Нужды тела при этом тоже не оставлены в небрежении. Сартр в своем театре (не говоря уже о прозе) на редкость откровенен, когда речь заходит о терзаниях и запросах плоти. Не брезгует он и впрямую физиологией. И это проступает даже на уровне слога – в сплаве языка мускулистого, изощренно отточенного в передаче оттенков мысли, подчас эллиптического, с просторечием, площадной вульгарностью, вплоть до крепких словечек из арго. И тем не менее «отелесненный» таким способом аналитизм не лишен своих пробелов: если считать (вслед за Платоном), что человек, так сказать, «трехсоставен» – рассудок, душа, тело, – то у Сартра, особенно раннего, ослаблена чуткость к среднему звену. За редкими исключениями оно как бы пропущено. Душевной многомерности, наследственных и благоприобретенных привычек, неповторимых психологических оттенков, житейского своенравия, исторических примет – короче, своего особого характера – действующим лицам в пьесах Сартра не то чтобы вовсе не дано, но он не столь уж важен. Прошлое, в недрах которого и вызревает характер, вообще их редко подталкивает. Чаще их словно «вытягивает» будущее. Сначала наметка самих себя завтрашних, затем образцы жизненной позиции, отлитые поступком, они – творения своего собственного ума: «обнаженная воля, чистый и свободный выбор, в котором страсть и действие неразделимы… Они и различаются между собой не так, как трус отличается от скряги и скряга от храбреца, а так, как разнятся и сталкиваются поступки, как одно право вступает в конфликт с другим» («Ковать мифы»).
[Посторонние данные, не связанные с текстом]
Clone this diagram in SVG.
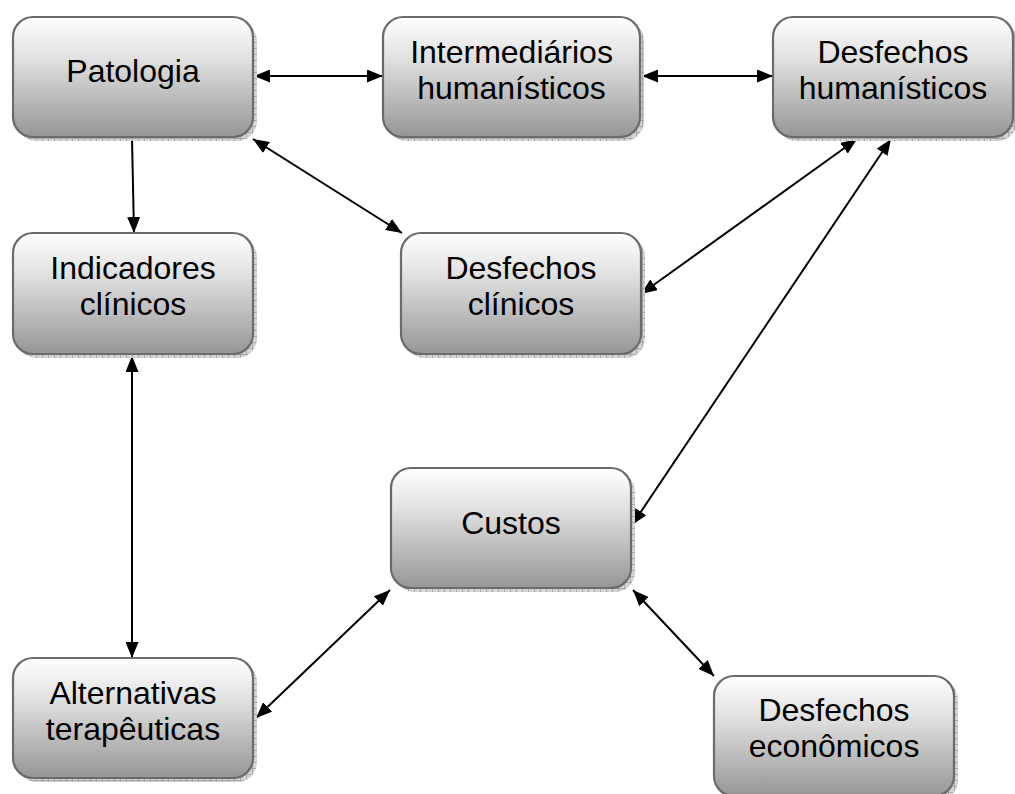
<svg xmlns="http://www.w3.org/2000/svg" width="1015" height="794" viewBox="0 0 1015 794">
  <defs>
    <linearGradient id="boxFill" x1="0" y1="0" x2="0" y2="1">
      <stop offset="0" stop-color="#ffffff"/>
      <stop offset="0.35" stop-color="#e0e0e0"/>
      <stop offset="1" stop-color="#969696"/>
    </linearGradient>
    <pattern id="hatch" width="6" height="6" patternUnits="userSpaceOnUse">
      <rect width="6" height="6" fill="#d4d4d4"/>
      <path d="M0,0.5 H6 M0.5,0 V6" stroke="#a8a8a8" stroke-width="1"/>
    </pattern>
    <marker id="arrow" viewBox="0 0 16 13" refX="16" refY="6.5" markerWidth="16" markerHeight="13" markerUnits="userSpaceOnUse" orient="auto-start-reverse">
      <path d="M0,0 L16,6.5 L0,13 Z" fill="#000"/>
    </marker>
  </defs>
  <style>
    .shadow { fill: url(#hatch); }
    .box { fill: url(#boxFill); stroke: #6b6b6b; stroke-width: 2.2; }
    .label { font-family: "Liberation Sans", Arial, sans-serif; font-size: 32px; fill: #000; text-anchor: middle; }
    .link { stroke: #000; stroke-width: 2; fill: none; }
    .both { marker-start: url(#arrow); marker-end: url(#arrow); }
    .one { marker-end: url(#arrow); }
  </style>

  <rect width="1015" height="794" fill="#ffffff"/>

  <!-- connectors -->
  <g id="connectors">
    <line class="link both" x1="254" y1="76" x2="383" y2="76"/>
    <line class="link both" x1="642" y1="76" x2="773" y2="76"/>
    <line class="link one" x1="132" y1="139" x2="134" y2="233"/>
    <line class="link both" x1="253" y1="139" x2="402" y2="233"/>
    <line class="link both" x1="857" y1="139" x2="641" y2="294"/>
    <line class="link both" x1="891" y1="139" x2="632" y2="525"/>
    <line class="link both" x1="132" y1="356" x2="132" y2="658"/>
    <line class="link both" x1="390" y1="590" x2="256" y2="718"/>
    <line class="link both" x1="633" y1="590" x2="714" y2="676"/>
  </g>

  <!-- nodes -->
  <g id="patologia">
    <rect class="shadow" x="17" y="21" width="240" height="120" rx="20"/>
    <rect class="box" x="13" y="17" width="240" height="120" rx="20"/>
    <text class="label" x="133" y="82">Patologia</text>
  </g>

  <g id="intermediarios">
    <rect class="shadow" x="387" y="21" width="257" height="120" rx="20"/>
    <rect class="box" x="383" y="17" width="257" height="120" rx="20"/>
    <text class="label" x="511.5" y="63">Intermediários</text>
    <text class="label" x="511.5" y="99">humanísticos</text>
  </g>

  <g id="desfechos-humanisticos">
    <rect class="shadow" x="777" y="21" width="240" height="120" rx="20"/>
    <rect class="box" x="773" y="17" width="240" height="120" rx="20"/>
    <text class="label" x="893" y="63">Desfechos</text>
    <text class="label" x="893" y="99">humanísticos</text>
  </g>

  <g id="indicadores">
    <rect class="shadow" x="17" y="237" width="240" height="121" rx="20"/>
    <rect class="box" x="13" y="233" width="240" height="121" rx="20"/>
    <text class="label" x="133" y="279">Indicadores</text>
    <text class="label" x="133" y="315">clínicos</text>
  </g>

  <g id="desfechos-clinicos">
    <rect class="shadow" x="405" y="237" width="240" height="121" rx="20"/>
    <rect class="box" x="401" y="233" width="240" height="121" rx="20"/>
    <text class="label" x="521" y="279">Desfechos</text>
    <text class="label" x="521" y="315">clínicos</text>
  </g>

  <g id="custos">
    <rect class="shadow" x="395" y="472" width="240" height="120" rx="20"/>
    <rect class="box" x="391" y="468" width="240" height="120" rx="20"/>
    <text class="label" x="511" y="534">Custos</text>
  </g>

  <g id="alternativas">
    <rect class="shadow" x="17" y="662" width="240" height="120" rx="20"/>
    <rect class="box" x="13" y="658" width="240" height="120" rx="20"/>
    <text class="label" x="133" y="704">Alternativas</text>
    <text class="label" x="133" y="740">terapêuticas</text>
  </g>

  <g id="desfechos-economicos">
    <rect class="shadow" x="718" y="680" width="240" height="120" rx="20"/>
    <rect class="box" x="714" y="676" width="240" height="120" rx="20"/>
    <text class="label" x="834" y="721">Desfechos</text>
    <text class="label" x="834" y="757">econômicos</text>
  </g>
</svg>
В более позднем театре Сартра своеобычность лиц бывает иногда прорисована подробнее, выпуклее, но и здесь она все-таки только набросок характера.
Выбор себя тем или другим, самосозидание через поступок не совершается, конечно, в безвоздушной пустоте – тут первостепенная важность отводится ситуации, предлагающей с самого начала несколько выходов из нее, веер жизненных решений. В театре характеров ситуация тоже занимает далеко не последнее место, но там она обычно складывается постепенно, вытекая из их особенностей и взаимоотношений. И как именно ей обернуться, во многом зависит от них самих. У Сартра она скорее задана как лобовой вызов обстоятельств, нуждающийся в безотлагательном ответе, и есть пучок возможностей, одна из которых предпочитается. Свобода недовоплощенная, «проект» личности претворяется – по ходу обдуманного, внутренне взвешенного и вслух проговоренного определения позиции – в личность воплощенную, состоявшуюся, действительно и весомо присутствующую в мире.